MIKHAEL SUBOTZKY
9. Juni 2010 | Von admin | Kategorie: Fotografie
Südafrika – Fernsehen, Druckmedien und Netz präparieren die Konsumenten für das Spektakel um die »flatternde« Kunststoffkugel von adidas: Sondersendungen, Themenseiten, Themenabende, Diskussionsrunden, Spielfilme richten den Fokus auf das einstige Apartheid-Regime, das vor 16 Jahren für erledigt erklärt wurde. Der unterschwellig drohende Ton der Berichterstatter ist kaum zu überhören: Südafrika ist landschaftlich fantastisch. In den Großstädten wie Kapstadt und Johannesburg kann es aber für Touristen sehr gefährlich werden. Auf der nach oben offenen Richterskala soll Johannesburg die Welthauptstadt der Kriminalität, von Mord und Todschlag sein. Ein düsteres Prädikat. Der deutschen Elf wird von einem englischen Kommentator empfohlen, auf dem Hotelgelände schusssichere Westen zu tragen. Solche Bedenken, Prognosen, Prädikate und Vorhersagen produzieren Aufmerksamkeit und Unsicherheit. Darin schwingt die Skepsis, ob der staatlich verordnete Rassismus tatsächlich zu den Akten gelegt wurde, die Einwohner sich nun fröhlich in den Armen liegen, als wäre die Apartheid für sie nur ein böser Traum gewesen - oder ob die Apartheid weiter existiert.
Südafrikanische Fotografen zeichnen schon lange ein Bild hinter den PR-Kulissen. Guy Tillims »Jo’burg« ist zu nennen. Pieter Hugo vielleicht, weil er sich eher mit afrikanischer Archaik beschäftigt. Roger Ballens humoristisch inszenierte auf Buren-Porträts. Neben dem Mittfünfziger Tillim ist für mich Mikhael Subotzky, Jahrgang 1981, der auffälligste Dokumentarist des in Südafrika weiterhin existierenden Rassismus. Doch leider ist die Arbeit des gebürtigen Kapstädters noch zu wenig bekannt, als dass er in einem Atemzug mit Guy Tillim oder Pieter Hugo genannt werden könnte.
Erkennbar ist das für mich, dass auf der Homepage des geschätzten Buchhändlers Markus Schaden als einziger Publikationsverweis auf Subotzky der Ausstellungskatalog »Zeitgenössische Fotokunst aus Südafrika« (Edition Braus, 2007) des Neuen Berliner Kunstvereins eine Erwähnung findet.
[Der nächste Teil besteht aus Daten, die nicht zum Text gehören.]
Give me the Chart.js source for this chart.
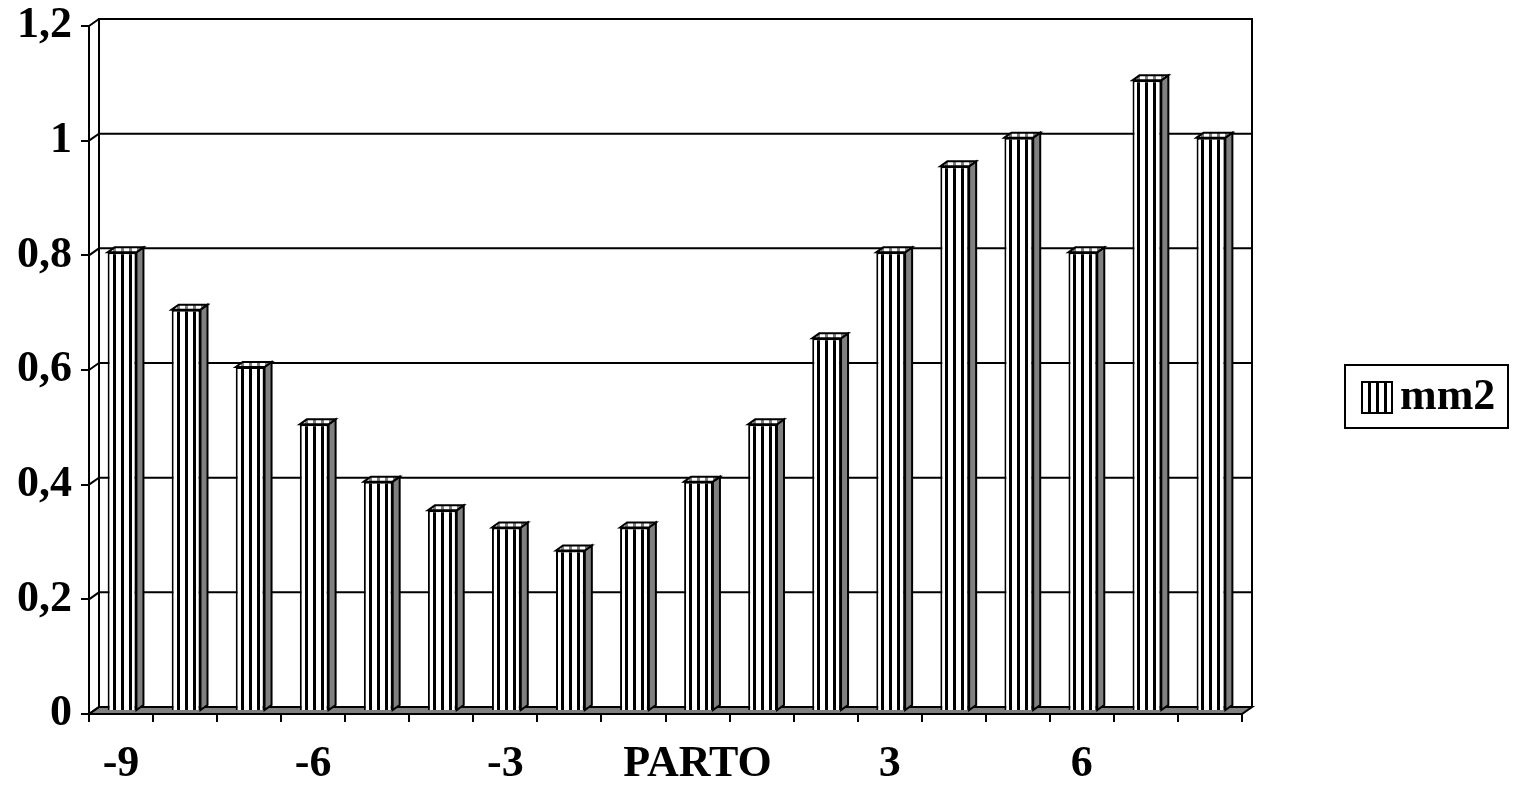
<!DOCTYPE html>
<html>
<head>
<meta charset="utf-8">
<script src="https://cdn.jsdelivr.net/npm/chart.js@4/dist/chart.umd.min.js"></script>
<style>
  body { margin: 0; background: #fff; }
  #grafico { display: block; }
</style>
</head>
<body>
<canvas id="grafico" width="1516" height="789"></canvas>
<script>
// Dados do gráfico
const categorias = ['-9', '-8', '-7', '-6', '-5', '-4', '-3', '-2', '-1', 'PARTO', '1', '2', '3', '4', '5', '6', '7', '8'];
const valoresMm2 = [0.8, 0.7, 0.6, 0.5, 0.4, 0.35, 0.32, 0.28, 0.32, 0.4, 0.5, 0.65, 0.8, 0.95, 1.0, 0.8, 1.1, 1.0];
const rotulosY = ['0', '0,2', '0,4', '0,6', '0,8', '1', '1,2'];

// profundidade das paredes e das barras (efeito 3D)
const PAREDE_DX = 10, PAREDE_DY = -7;
const BARRA_DX = 7, BARRA_DY = -5;
const FONTE = "'Liberation Serif', 'Times New Roman', serif";

const canvas = document.getElementById('grafico');
const ctxPrincipal = canvas.getContext('2d');

function criarPadrao(corListra, corFundo) {
    const c = document.createElement('canvas');
    c.width = 8;
    c.height = 8;
    const g = c.getContext('2d');
    g.fillStyle = corFundo;
    g.fillRect(0, 0, 8, 8);
    g.fillStyle = corListra;
    g.fillRect(0, 0, 3, 8);
    return ctxPrincipal.createPattern(c, 'repeat');
}

const padraoFrente = criarPadrao('#000', '#fff');
const padraoTopo = criarPadrao('#808080', '#fff');

// --- paredes, piso e grade "no fundo" ---
const cenario3d = {
    id: 'cenario3d',
    beforeDatasetsDraw(chart) {
        const ctx = chart.ctx;
        const { left, right, top, bottom } = chart.chartArea;
        const escalaY = chart.scales.y;

        ctx.save();
        ctx.strokeStyle = '#000';
        ctx.lineWidth = 2;

        // piso
        ctx.fillStyle = '#808080';
        ctx.beginPath();
        ctx.moveTo(left, bottom);
        ctx.lineTo(right, bottom);
        ctx.lineTo(right + PAREDE_DX, bottom + PAREDE_DY);
        ctx.lineTo(left + PAREDE_DX, bottom + PAREDE_DY);
        ctx.closePath();
        ctx.fill();
        ctx.stroke();

        // linhas de grade: diagonal na parede lateral + linha na parede do fundo
        escalaY.ticks.forEach(t => {
            const py = escalaY.getPixelForValue(t.value);
            ctx.beginPath();
            ctx.moveTo(left, py);
            ctx.lineTo(left + PAREDE_DX, py + PAREDE_DY);
            ctx.lineTo(right + PAREDE_DX, py + PAREDE_DY);
            ctx.stroke();
        });

        // contorno da parede do fundo
        ctx.beginPath();
        ctx.moveTo(left + PAREDE_DX, bottom + PAREDE_DY);
        ctx.lineTo(left + PAREDE_DX, top + PAREDE_DY);
        ctx.lineTo(right + PAREDE_DX, top + PAREDE_DY);
        ctx.lineTo(right + PAREDE_DX, bottom + PAREDE_DY);
        ctx.stroke();
        ctx.restore();

        // as barras ficam um pouco para dentro do piso
        ctx.save();
        ctx.translate(1, -3);
    },
    afterDatasetsDraw(chart) {
        const ctx = chart.ctx;
        ctx.strokeStyle = '#000';
        ctx.lineWidth = 2;
        ctx.lineJoin = 'miter';

        chart.getDatasetMeta(0).data.forEach(barra => {
            const { x, y, base, width } = barra.getProps(['x', 'y', 'base', 'width'], true);
            const esq = x - width / 2;
            const dir = x + width / 2;

            // lateral
            ctx.beginPath();
            ctx.moveTo(dir, y);
            ctx.lineTo(dir + BARRA_DX, y + BARRA_DY);
            ctx.lineTo(dir + BARRA_DX, base + BARRA_DY);
            ctx.lineTo(dir, base);
            ctx.closePath();
            ctx.fillStyle = '#808080';
            ctx.fill();
            ctx.stroke();

            // topo
            ctx.beginPath();
            ctx.moveTo(esq, y);
            ctx.lineTo(esq + BARRA_DX, y + BARRA_DY);
            ctx.lineTo(dir + BARRA_DX, y + BARRA_DY);
            ctx.lineTo(dir, y);
            ctx.closePath();
            ctx.fillStyle = padraoTopo;
            ctx.fill();
            ctx.stroke();
        });
        ctx.restore();
    },
    afterDraw(chart) {
        // legenda com moldura
        const ctx = chart.ctx;
        const ds = chart.data.datasets[0];
        ctx.save();
        ctx.strokeStyle = '#000';
        ctx.lineWidth = 2;
        ctx.strokeRect(1345, 365, 163, 63);
        ctx.fillStyle = padraoFrente;
        ctx.fillRect(1362, 382, 30, 31);
        ctx.strokeRect(1362, 382, 30, 31);
        ctx.fillStyle = '#000';
        ctx.font = 'bold 44px ' + FONTE;
        ctx.textBaseline = 'middle';
        ctx.fillText(ds.label, 1400, 398);
        ctx.restore();
    }
};

Chart.defaults.font.family = FONTE;
Chart.defaults.font.size = 44;
Chart.defaults.font.weight = 'bold';
Chart.defaults.color = '#000';

new Chart(canvas, {
    type: 'bar',
    data: {
        labels: categorias,
        datasets: [{
            label: 'mm2',
            data: valoresMm2,
            backgroundColor: padraoFrente,
            borderColor: '#000',
            borderWidth: 2,
            categoryPercentage: 1,
            barPercentage: 0.45
        }]
    },
    plugins: [cenario3d],
    options: {
        responsive: false,
        animation: false,
        events: [],
        layout: { padding: { top: 26, right: 274, bottom: 0, left: 0 } },
        plugins: {
            legend: { display: false },
            tooltip: { enabled: false }
        },
        scales: {
            x: {
                grid: { offset: true, drawOnChartArea: false, tickLength: 8, color: '#000', lineWidth: 2 },
                border: { display: true, color: '#000', width: 2 },
                ticks: {
                    autoSkip: false,
                    maxRotation: 0,
                    padding: 16,
                    callback: (v, i) => (i % 3 === 0 ? categorias[i] : '')
                },
                afterFit: s => { s.height = 75; s.paddingLeft = 0; s.paddingRight = 0; }
            },
            y: {
                min: 0,
                max: 1.2,
                grid: { drawOnChartArea: false, tickLength: 8, color: '#000', lineWidth: 2 },
                border: { display: true, color: '#000', width: 2 },
                ticks: {
                    stepSize: 0.2,
                    padding: 9,
                    callback: (v, i) => rotulosY[i]
                },
                afterFit: s => { s.width = 89; s.paddingTop = 0; s.paddingBottom = 0; }
            }
        }
    }
});
</script>
</body>
</html>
Dabei zeigt Subotzky in der Publikation »Beaufort West«, 2008 bei Chris Boot Ltd erschienen: Das südafrikanische Trauma der Apartheid ist weiterhin existent: Er zeigt dies an vor allem in seinen intensiven Gefängnisaufnahmen. Im kollektiven Gedächtnis des Landes widerspiegelt sich die menschenverachtende Geschichte des Landes im Bild der abgeschotteten Gefängnisse.
Inspiriert von David Goldblatts »In Boksburg« (1982) richtete Subotzky sein Interesse auf die Kleinstadt Beaufort West, wo nach seiner Einschätzung die ökonomischen und sozialen Probleme Südafrikas exemplarisch zum Ausdruck kommen. Im Zentrum der Kleinstadt steht das Gefängnis - umgeben von einem Kreisverkehr. Ringsherum stehen als trostlose Bürgerhäuser getarnte Legobauten. Abseits davon und in die staubige Landschaft gesetzte Armenquartiere.
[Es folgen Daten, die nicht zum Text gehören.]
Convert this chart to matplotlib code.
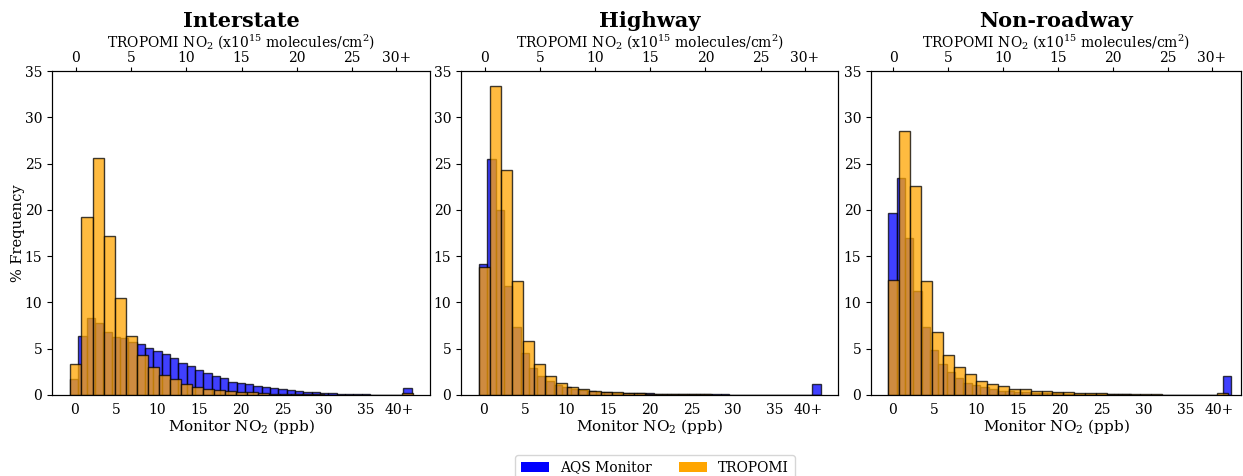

Subotzky zeigt in lichtgedämpften Bilden leere Suffgesichter, Kriminalität, Gefangene, marginalisierte Schwarze, die auf Müllhalden nach verwertbaren Resten suchen, weiße Farmer hoch zu Ross. Ein trostloses Bild von Südafrika, das den Rummel um die Fußball-WM leise kontrastiert.
2007 wurden Mikhael Subotzky und Jakob Aue Sobol (»I, Tokyo«) von der Fotoagentur MAGNUM aufgenommen.
Das Museum Goch am Niederrhein zeigt in der aktuellen Ausstellung »South African Photography / Südafrikanische Photografie 1950-2010 / Apartheid - Struggle – Democracy« neben anderen Fotografen auch die sozialdokumentarische Positionen des Kapstädter MAGNUM-Nominee.